Build an emergency fund. You need a savings account to cushion yourself in case of emergencies, such as loss of job, car repair, etc. Set up a separate savings account that doesn't link to your checking account and try to deposit around 5-10% of your earnings into that account each month. (If you link your savings account with your checking account, you will more than likely dip into your savings throughout the year.) The minimum amount in your emergency fund should be three to six months worth of basic living expenses.
Pay off credit cards. The average college student has around $2,000 (or more) in credit card debt by the time he or she graduates. If you made it all through college without any credit card debt, count yourself lucky. For the rest of you, focus on getting out of debt. If your income allows, try to pay at least $50 over the minimum amount due each month. If your credit card has a high interest rate, consider transferring the balance to a card with a lower rate and better terms.
Begin saving for retirement. As a new graduate, this may be low on your list of financial priorities since retirement is so far away. However, because many employers match employee contributions up to a certain percentage, you should sign up for a 401(k) or 403(b) as soon as you land a job to take advantage of that free money. Even if you don't get a match from your employer, you should still begin saving for retirement as soon as possible because now you have time on your side. The earlier you start saving, the better off you will be in the future.

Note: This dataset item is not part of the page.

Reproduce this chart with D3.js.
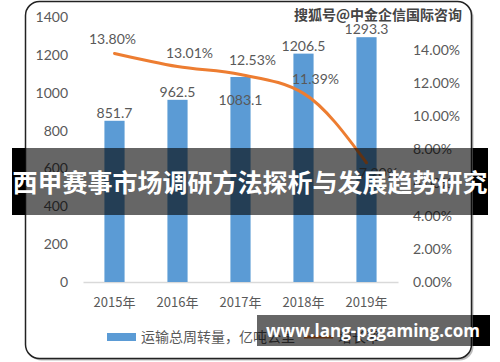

Buy assets, not liabilities. Want to know how the rich get richer? They invest in assets, not liabilities. An asset makes you money. A liability costs you money. So, as soon as you can, buy a house instead of renting. Drive your car as long as you can instead of trading it in for a new one every few years. Begin saving and investing your money now. As a recent college graduate, you should start by investing in CDs or money market funds. Once you gain more knowledge about investing, you can move on to stocks and bonds. Check out this beginner's guide to investing for more information on CDs, money market funds, stocks, and bonds.
Get health insurance. Having health insurance is a wise decision. Just one accident or illness can cost thousands of dollars. Some medical bills could even cause bankruptcy if you don't have insurance. If your place of employment offers health insurance, you should sign up since group coverage is cheaper than individual plans. If that's not an option, you should purchase an individual health plan. Search around for the best quotes.
Reduce your student loan debt. On average, college students graduate with $24,000 in student loan debt. While student loan debt is considered "good debt" because it's an investment in your future, it's still debt. Take steps to reduce your student loan debt by:
Setting up electronic payment. With some loan servicers, you may be able to reduce your interest rate if you sign up for electronic debiting.
Looking into Loan Forgiveness. Under certain circumstances, the federal government will cancel all or part of an educational loan. Check with your state's Department of Higher Education for qualification details.
Making extra principal payments on your loan. If you can afford to do so, pay more than your minimum payment each month and have it applied to your principal.
Being financially responsible and saving money can be hard when you're young. Since you are enticed daily by advertisements of the latest fads, you may find it more difficult to get out of or avoid debt and build your savings. However, if you can stay strong and not spend your hard-earned money on frivolous items now, you will thank yourself later.